When he finally calls Friday night, there’s no drama; she can hear the disappointment in his voice. Because of the age and the physical condition of the victim, the board has given him the maximum, two more years. She tries to convince herself that she knew this would happen. She’s been living on faith for so long, she can’t just suddenly turn it off. She swears she won’t make the same mistake next time.
THE MILLENNIUM COMES, AND 2001, UNBELIEVABLE, TERRORISTS knocking down the twin towers, war in Afghanistan. The big event in Owego is the demolition of the Court Street bridge, there as long as Patty can remember. With a couple of puffs, it crumples into the river.
She turns fifty-five before his next board, older than her mother was when he first went in. Some days when it’s damp and her back’s bothering her, Patty feels her age, but she’s still in decent shape, considering. She’s been lucky healthwise, not like Eileen, still undergoing chemo and having mammograms every six months.
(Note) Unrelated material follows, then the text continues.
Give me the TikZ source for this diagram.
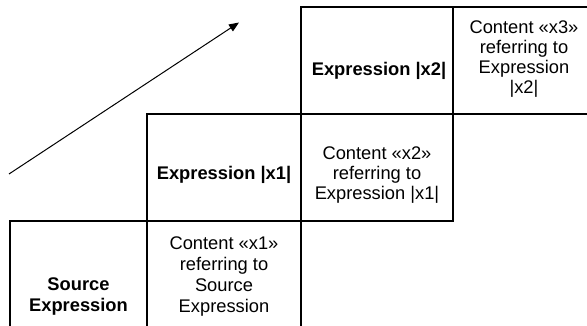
\documentclass[tikz,border=0pt]{standalone}
\usepackage{fontspec}
\setmainfont{Liberation Sans}
\usetikzlibrary{arrows.meta}
\tikzset{
  cell/.style={draw=black, line width=1.2pt},
  lbl/.style={font=\fontsize{18.3}{20}\selectfont\bfseries, align=center, inner sep=0pt, anchor=center},
  cnt/.style={font=\fontsize{18.3}{20}\selectfont, align=center, inner sep=0pt, anchor=center},
  widelbl/.style={font=\fontsize{18.3}{21.2}\selectfont\bfseries},
  widecnt/.style={font=\fontsize{18.3}{21.2}\selectfont},
  arr/.style={line width=1pt, -{Triangle[length=10pt,width=8pt]}}
}
\begin{document}
\begin{tikzpicture}[x=1pt,y=-1pt]
\useasboundingbox (0,0) rectangle (587,326);
\clip (0,0) rectangle (587,326);
% cells
\draw[cell] (301,7) rectangle (600,114);
\draw[cell] (453,7) -- (453,114);
\draw[cell] (147,114) rectangle (453,221);
\draw[cell] (301,114) -- (301,221);
\draw[cell] (10,221) rectangle (301,340);
\draw[cell] (147,221) -- (147,340);
% texts
\node[lbl] (e2) at (379,71) {Expression |x2|};
\node[cnt] (c3) at (524,59.5) {Content «x3»\\referring to\\Expression\\|x2|};
\node[lbl] (e1) at (224,175) {Expression |x1|};
\node[cnt] (c2) at (377,175) {Content «x2»\\referring to\\Expression |x1|};
\node[lbl,widelbl] (src) at (78.5,296.5) {Source\\Expression};
\node[cnt,widecnt] (c1) at (224,276.5) {Content «x1»\\referring to\\Source\\Expression};
% arrow
\coordinate (a0) at (9,174);
\coordinate (a1) at (239,22.5);
\draw[arr] (a0) -- (a1);
\end{tikzpicture}
\end{document}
They prepare for the second board the same way, which makes no sense to Patty, since they’re hoping for a different outcome. There are only three possibilities: the board can give him two more years, one more year, or they can let him go. Since his sentence is twenty-five to life, he can never max out; they can keep giving him
two years forever. If they give him one year, that’s good—they can’t go back and give him two years again. But they can keep giving him one year. There’s no logic to it that Patty can see.
He gets one year. This is supposed to make her happy.
The year that she waits for his next board seems longer than all the others—but they all seem long. It never gets easier. Bare Hill is worse because there’s no FRP to look forward to, making the time he’s been there feel unbroken, a long swim underwater.
She still goes up, but not as often, taking the bus from Elmira because the drive’s hard on her back. The other women in the visitors’ center are young and mistake her for someone’s mother. Tommy’s working as a gardener that summer, his arms tan. Every week he completes another module of the pre-release course, building life skills, filling out a monthly budget like a farmwife. He makes fun of it, but she can see he’s tired.
The board meets as U.S. troops are massing in the Kuwaiti desert for another war in Iraq. The panel is all-male; Tommy’s not sure if that’s better or worse for his chances. He submits his usual stack of documents and answers their questions as honestly as he can. He can’t tell if he’s getting better at it, but by now he knows what to expect.
For some reason Patty will never understand, this time Elsie Wagner doesn’t send a victim impact statement. Three days later, Tommy gets a letter from the state.
He’s somber when he calls. He doesn’t tell her what they said right off, he just reads the letter. “‘Dear Mr. Dickerson,’” he says, and pauses—too long, teasing—and she doesn’t have to hear the rest of it.